Data extract.
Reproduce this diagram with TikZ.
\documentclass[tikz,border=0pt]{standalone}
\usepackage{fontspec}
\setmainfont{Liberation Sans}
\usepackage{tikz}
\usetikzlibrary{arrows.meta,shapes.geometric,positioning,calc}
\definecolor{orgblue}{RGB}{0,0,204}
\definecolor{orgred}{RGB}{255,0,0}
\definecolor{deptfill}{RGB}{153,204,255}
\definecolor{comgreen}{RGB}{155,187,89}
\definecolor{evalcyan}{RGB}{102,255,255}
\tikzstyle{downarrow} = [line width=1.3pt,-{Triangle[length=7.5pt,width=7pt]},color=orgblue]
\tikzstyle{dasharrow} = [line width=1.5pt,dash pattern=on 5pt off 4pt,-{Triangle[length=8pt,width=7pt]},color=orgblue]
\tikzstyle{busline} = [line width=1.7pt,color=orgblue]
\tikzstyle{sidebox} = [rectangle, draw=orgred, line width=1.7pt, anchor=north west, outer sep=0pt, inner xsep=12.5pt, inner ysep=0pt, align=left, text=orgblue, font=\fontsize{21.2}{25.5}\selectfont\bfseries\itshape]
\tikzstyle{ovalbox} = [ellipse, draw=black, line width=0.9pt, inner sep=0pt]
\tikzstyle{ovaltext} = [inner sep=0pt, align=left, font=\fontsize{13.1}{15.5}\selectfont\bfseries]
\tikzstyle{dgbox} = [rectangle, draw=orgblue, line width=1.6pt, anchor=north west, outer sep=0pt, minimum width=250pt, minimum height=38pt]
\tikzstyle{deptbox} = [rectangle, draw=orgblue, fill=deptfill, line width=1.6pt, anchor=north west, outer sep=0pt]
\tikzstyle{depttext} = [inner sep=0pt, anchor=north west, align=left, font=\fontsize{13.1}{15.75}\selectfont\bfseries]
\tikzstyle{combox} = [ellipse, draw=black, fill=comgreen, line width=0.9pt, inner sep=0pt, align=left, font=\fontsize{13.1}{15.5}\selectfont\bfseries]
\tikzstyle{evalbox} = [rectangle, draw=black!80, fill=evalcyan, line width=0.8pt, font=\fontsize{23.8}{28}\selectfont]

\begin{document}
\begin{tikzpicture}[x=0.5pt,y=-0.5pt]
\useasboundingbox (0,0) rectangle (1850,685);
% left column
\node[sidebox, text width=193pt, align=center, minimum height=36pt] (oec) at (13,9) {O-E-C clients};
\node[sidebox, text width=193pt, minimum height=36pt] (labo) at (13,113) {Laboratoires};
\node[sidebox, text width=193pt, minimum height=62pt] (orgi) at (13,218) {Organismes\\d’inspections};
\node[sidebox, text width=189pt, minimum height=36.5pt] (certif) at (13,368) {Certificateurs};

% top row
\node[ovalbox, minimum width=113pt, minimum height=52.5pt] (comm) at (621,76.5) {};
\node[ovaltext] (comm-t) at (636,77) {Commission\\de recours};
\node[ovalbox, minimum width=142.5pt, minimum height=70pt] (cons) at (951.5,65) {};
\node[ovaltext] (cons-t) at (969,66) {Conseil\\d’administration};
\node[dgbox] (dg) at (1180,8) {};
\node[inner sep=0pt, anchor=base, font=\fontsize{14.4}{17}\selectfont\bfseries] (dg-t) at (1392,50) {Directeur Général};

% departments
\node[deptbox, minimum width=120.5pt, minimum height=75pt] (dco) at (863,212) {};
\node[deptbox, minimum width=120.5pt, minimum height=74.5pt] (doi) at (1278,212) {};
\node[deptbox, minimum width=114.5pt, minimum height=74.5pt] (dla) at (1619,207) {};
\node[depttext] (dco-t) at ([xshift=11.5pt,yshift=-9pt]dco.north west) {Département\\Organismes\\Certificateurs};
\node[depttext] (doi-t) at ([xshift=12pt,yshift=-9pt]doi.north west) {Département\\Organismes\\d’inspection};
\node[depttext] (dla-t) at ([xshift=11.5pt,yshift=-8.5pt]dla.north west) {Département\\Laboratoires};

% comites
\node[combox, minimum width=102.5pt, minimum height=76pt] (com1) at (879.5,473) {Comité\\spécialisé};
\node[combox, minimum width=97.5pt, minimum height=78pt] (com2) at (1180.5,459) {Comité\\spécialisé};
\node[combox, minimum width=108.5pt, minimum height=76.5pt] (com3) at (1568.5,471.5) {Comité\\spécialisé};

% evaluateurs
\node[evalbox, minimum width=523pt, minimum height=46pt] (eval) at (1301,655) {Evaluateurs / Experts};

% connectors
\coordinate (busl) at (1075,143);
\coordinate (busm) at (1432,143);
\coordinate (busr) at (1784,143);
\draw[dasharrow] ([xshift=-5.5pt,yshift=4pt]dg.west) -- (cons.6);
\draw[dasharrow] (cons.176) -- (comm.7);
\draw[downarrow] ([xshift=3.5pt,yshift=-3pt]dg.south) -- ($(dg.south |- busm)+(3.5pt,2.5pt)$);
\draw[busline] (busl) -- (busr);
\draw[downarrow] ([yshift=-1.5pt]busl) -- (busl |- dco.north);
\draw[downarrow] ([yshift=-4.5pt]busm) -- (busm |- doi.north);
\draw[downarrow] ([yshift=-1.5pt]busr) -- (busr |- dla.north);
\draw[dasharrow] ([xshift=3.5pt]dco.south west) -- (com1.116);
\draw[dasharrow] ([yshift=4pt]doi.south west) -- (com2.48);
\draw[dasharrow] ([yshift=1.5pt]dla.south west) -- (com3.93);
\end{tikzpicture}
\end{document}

Instruction.
Copy the material above, line for line.

Output below.
Reproduce this diagram with TikZ.
\documentclass[tikz,border=0pt]{standalone}
\usepackage{fontspec}
\setmainfont{Liberation Sans}
\usepackage{tikz}
\usetikzlibrary{arrows.meta,shapes.geometric,positioning,calc}
\definecolor{orgblue}{RGB}{0,0,204}
\definecolor{orgred}{RGB}{255,0,0}
\definecolor{deptfill}{RGB}{153,204,255}
\definecolor{comgreen}{RGB}{155,187,89}
\definecolor{evalcyan}{RGB}{102,255,255}
\tikzstyle{downarrow} = [line width=1.3pt,-{Triangle[length=7.5pt,width=7pt]},color=orgblue]
\tikzstyle{dasharrow} = [line width=1.5pt,dash pattern=on 5pt off 4pt,-{Triangle[length=8pt,width=7pt]},color=orgblue]
\tikzstyle{busline} = [line width=1.7pt,color=orgblue]
\tikzstyle{sidebox} = [rectangle, draw=orgred, line width=1.7pt, anchor=north west, outer sep=0pt, inner xsep=12.5pt, inner ysep=0pt, align=left, text=orgblue, font=\fontsize{21.2}{25.5}\selectfont\bfseries\itshape]
\tikzstyle{ovalbox} = [ellipse, draw=black, line width=0.9pt, inner sep=0pt]
\tikzstyle{ovaltext} = [inner sep=0pt, align=left, font=\fontsize{13.1}{15.5}\selectfont\bfseries]
\tikzstyle{dgbox} = [rectangle, draw=orgblue, line width=1.6pt, anchor=north west, outer sep=0pt, minimum width=250pt, minimum height=38pt]
\tikzstyle{deptbox} = [rectangle, draw=orgblue, fill=deptfill, line width=1.6pt, anchor=north west, outer sep=0pt]
\tikzstyle{depttext} = [inner sep=0pt, anchor=north west, align=left, font=\fontsize{13.1}{15.75}\selectfont\bfseries]
\tikzstyle{combox} = [ellipse, draw=black, fill=comgreen, line width=0.9pt, inner sep=0pt, align=left, font=\fontsize{13.1}{15.5}\selectfont\bfseries]
\tikzstyle{evalbox} = [rectangle, draw=black!80, fill=evalcyan, line width=0.8pt, font=\fontsize{23.8}{28}\selectfont]

\begin{document}
\begin{tikzpicture}[x=0.5pt,y=-0.5pt]
\useasboundingbox (0,0) rectangle (1850,685);
% left column
\node[sidebox, text width=193pt, align=center, minimum height=36pt] (oec) at (13,9) {O-E-C clients};
\node[sidebox, text width=193pt, minimum height=36pt] (labo) at (13,113) {Laboratoires};
\node[sidebox, text width=193pt, minimum height=62pt] (orgi) at (13,218) {Organismes\\d’inspections};
\node[sidebox, text width=189pt, minimum height=36.5pt] (certif) at (13,368) {Certificateurs};

% top row
\node[ovalbox, minimum width=113pt, minimum height=52.5pt] (comm) at (621,76.5) {};
\node[ovaltext] (comm-t) at (636,77) {Commission\\de recours};
\node[ovalbox, minimum width=142.5pt, minimum height=70pt] (cons) at (951.5,65) {};
\node[ovaltext] (cons-t) at (969,66) {Conseil\\d’administration};
\node[dgbox] (dg) at (1180,8) {};
\node[inner sep=0pt, anchor=base, font=\fontsize{14.4}{17}\selectfont\bfseries] (dg-t) at (1392,50) {Directeur Général};

% departments
\node[deptbox, minimum width=120.5pt, minimum height=75pt] (dco) at (863,212) {};
\node[deptbox, minimum width=120.5pt, minimum height=74.5pt] (doi) at (1278,212) {};
\node[deptbox, minimum width=114.5pt, minimum height=74.5pt] (dla) at (1619,207) {};
\node[depttext] (dco-t) at ([xshift=11.5pt,yshift=-9pt]dco.north west) {Département\\Organismes\\Certificateurs};
\node[depttext] (doi-t) at ([xshift=12pt,yshift=-9pt]doi.north west) {Département\\Organismes\\d’inspection};
\node[depttext] (dla-t) at ([xshift=11.5pt,yshift=-8.5pt]dla.north west) {Département\\Laboratoires};

% comites
\node[combox, minimum width=102.5pt, minimum height=76pt] (com1) at (879.5,473) {Comité\\spécialisé};
\node[combox, minimum width=97.5pt, minimum height=78pt] (com2) at (1180.5,459) {Comité\\spécialisé};
\node[combox, minimum width=108.5pt, minimum height=76.5pt] (com3) at (1568.5,471.5) {Comité\\spécialisé};

% evaluateurs
\node[evalbox, minimum width=523pt, minimum height=46pt] (eval) at (1301,655) {Evaluateurs / Experts};

% connectors
\coordinate (busl) at (1075,143);
\coordinate (busm) at (1432,143);
\coordinate (busr) at (1784,143);
\draw[dasharrow] ([xshift=-5.5pt,yshift=4pt]dg.west) -- (cons.6);
\draw[dasharrow] (cons.176) -- (comm.7);
\draw[downarrow] ([xshift=3.5pt,yshift=-3pt]dg.south) -- ($(dg.south |- busm)+(3.5pt,2.5pt)$);
\draw[busline] (busl) -- (busr);
\draw[downarrow] ([yshift=-1.5pt]busl) -- (busl |- dco.north);
\draw[downarrow] ([yshift=-4.5pt]busm) -- (busm |- doi.north);
\draw[downarrow] ([yshift=-1.5pt]busr) -- (busr |- dla.north);
\draw[dasharrow] ([xshift=3.5pt]dco.south west) -- (com1.116);
\draw[dasharrow] ([yshift=4pt]doi.south west) -- (com2.48);
\draw[dasharrow] ([yshift=1.5pt]dla.south west) -- (com3.93);
\end{tikzpicture}
\end{document}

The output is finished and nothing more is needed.